Requirement
In the listing below, find every line with the string "React" and pull it out.

Collected data
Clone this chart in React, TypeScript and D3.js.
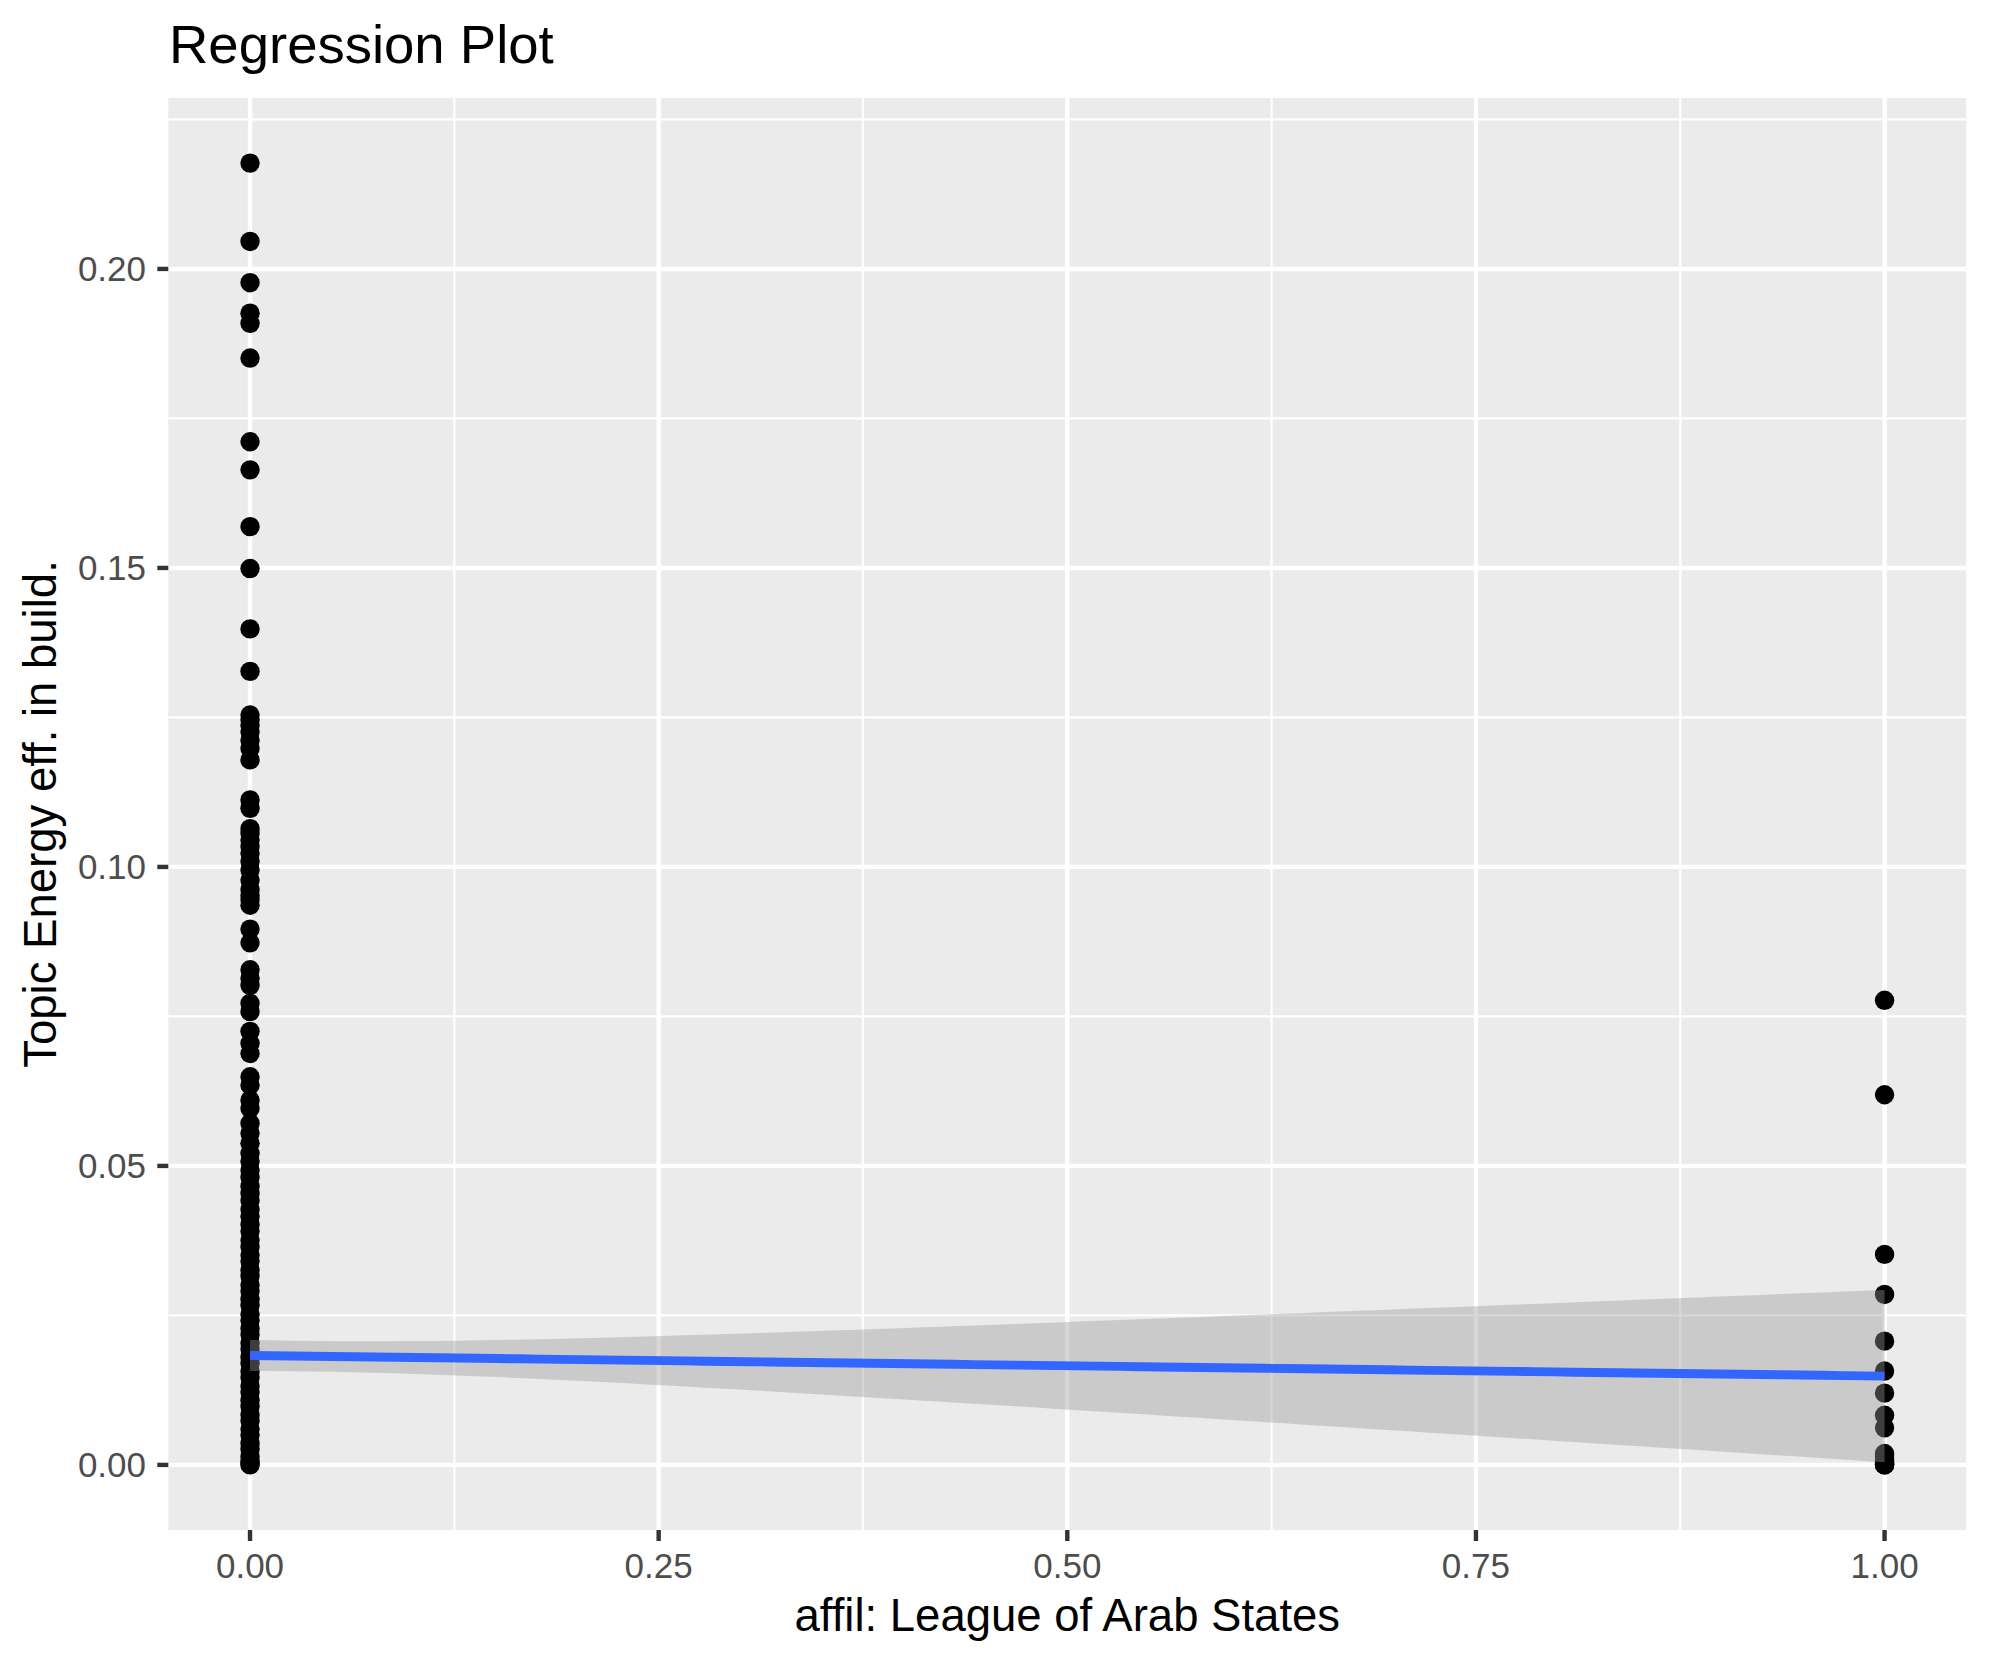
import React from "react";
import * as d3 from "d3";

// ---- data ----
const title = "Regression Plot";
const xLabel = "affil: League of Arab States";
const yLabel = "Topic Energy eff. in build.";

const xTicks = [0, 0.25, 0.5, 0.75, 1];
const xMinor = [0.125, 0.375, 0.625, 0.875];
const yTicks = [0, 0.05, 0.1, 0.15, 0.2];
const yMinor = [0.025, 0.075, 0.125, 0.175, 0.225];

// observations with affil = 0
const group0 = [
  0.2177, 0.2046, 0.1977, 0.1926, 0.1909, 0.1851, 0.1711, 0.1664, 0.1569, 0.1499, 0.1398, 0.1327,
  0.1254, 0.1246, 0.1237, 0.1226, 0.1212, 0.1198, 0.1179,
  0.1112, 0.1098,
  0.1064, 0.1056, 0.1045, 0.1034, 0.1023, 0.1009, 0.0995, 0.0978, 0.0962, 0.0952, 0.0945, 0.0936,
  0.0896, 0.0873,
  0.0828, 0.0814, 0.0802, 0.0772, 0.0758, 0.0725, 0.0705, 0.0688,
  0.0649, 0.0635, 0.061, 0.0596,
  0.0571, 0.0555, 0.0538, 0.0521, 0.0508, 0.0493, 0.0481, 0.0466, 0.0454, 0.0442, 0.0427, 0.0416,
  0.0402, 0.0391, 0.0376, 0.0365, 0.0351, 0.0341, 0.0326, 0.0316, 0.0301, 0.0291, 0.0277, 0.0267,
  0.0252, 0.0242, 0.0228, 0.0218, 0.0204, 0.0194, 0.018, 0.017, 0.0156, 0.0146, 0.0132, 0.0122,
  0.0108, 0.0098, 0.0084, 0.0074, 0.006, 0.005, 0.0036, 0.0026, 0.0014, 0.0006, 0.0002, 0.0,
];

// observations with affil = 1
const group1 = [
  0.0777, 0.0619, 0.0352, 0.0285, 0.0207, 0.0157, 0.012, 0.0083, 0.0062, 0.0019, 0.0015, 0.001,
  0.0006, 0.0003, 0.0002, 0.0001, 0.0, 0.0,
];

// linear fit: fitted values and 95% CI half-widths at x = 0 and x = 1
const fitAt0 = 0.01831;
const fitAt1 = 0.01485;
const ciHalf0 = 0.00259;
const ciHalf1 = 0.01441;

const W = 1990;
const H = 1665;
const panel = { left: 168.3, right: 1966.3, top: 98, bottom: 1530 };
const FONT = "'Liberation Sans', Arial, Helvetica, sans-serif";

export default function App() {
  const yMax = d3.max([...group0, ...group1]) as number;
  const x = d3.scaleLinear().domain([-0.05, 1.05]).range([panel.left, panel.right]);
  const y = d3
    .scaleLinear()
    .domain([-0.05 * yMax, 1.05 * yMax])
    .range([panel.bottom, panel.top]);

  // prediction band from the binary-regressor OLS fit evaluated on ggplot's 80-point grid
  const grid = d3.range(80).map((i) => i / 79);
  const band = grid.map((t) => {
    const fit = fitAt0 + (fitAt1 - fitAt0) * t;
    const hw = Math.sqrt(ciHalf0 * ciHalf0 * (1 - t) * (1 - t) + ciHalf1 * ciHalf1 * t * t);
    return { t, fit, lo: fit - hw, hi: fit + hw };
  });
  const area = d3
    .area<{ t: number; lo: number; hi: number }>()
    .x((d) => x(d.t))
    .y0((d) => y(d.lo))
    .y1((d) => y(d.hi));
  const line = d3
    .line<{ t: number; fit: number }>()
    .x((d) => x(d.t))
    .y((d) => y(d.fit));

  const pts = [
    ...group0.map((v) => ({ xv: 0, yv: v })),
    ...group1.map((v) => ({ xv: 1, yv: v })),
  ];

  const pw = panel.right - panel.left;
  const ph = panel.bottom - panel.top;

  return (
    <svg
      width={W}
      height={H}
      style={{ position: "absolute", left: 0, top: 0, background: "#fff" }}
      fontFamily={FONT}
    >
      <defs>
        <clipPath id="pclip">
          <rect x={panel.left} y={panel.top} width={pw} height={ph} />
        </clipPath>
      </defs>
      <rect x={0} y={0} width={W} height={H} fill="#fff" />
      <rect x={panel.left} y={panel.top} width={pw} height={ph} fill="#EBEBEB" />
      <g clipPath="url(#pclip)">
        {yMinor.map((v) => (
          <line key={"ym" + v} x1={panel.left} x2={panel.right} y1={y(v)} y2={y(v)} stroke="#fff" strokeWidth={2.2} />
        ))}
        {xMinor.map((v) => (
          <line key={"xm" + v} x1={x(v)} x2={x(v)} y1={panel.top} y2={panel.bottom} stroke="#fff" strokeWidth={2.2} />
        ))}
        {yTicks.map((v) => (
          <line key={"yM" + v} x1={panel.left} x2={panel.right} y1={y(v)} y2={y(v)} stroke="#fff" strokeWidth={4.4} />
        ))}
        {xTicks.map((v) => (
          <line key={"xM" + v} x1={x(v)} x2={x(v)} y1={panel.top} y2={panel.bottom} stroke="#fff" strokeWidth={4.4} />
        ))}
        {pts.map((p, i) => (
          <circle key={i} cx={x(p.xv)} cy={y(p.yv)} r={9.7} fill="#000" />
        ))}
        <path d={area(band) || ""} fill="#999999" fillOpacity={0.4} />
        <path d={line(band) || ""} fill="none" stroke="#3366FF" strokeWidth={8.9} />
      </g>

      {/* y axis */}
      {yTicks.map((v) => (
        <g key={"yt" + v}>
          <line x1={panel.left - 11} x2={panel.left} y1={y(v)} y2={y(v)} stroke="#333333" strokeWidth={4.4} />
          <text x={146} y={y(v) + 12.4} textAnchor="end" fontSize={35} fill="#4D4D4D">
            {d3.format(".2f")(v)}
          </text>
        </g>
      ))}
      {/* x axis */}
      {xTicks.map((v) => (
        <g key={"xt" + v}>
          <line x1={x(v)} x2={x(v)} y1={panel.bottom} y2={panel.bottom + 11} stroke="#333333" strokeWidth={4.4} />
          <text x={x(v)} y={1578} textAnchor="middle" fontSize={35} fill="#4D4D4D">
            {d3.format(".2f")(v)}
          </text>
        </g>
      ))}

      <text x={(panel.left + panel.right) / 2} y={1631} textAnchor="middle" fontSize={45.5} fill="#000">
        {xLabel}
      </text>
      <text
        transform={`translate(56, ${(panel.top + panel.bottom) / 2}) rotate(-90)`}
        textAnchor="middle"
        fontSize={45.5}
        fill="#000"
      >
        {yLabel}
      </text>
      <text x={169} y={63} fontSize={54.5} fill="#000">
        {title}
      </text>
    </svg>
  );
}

Result for this task
Clone this chart in React, TypeScript and D3.js.
import React from "react";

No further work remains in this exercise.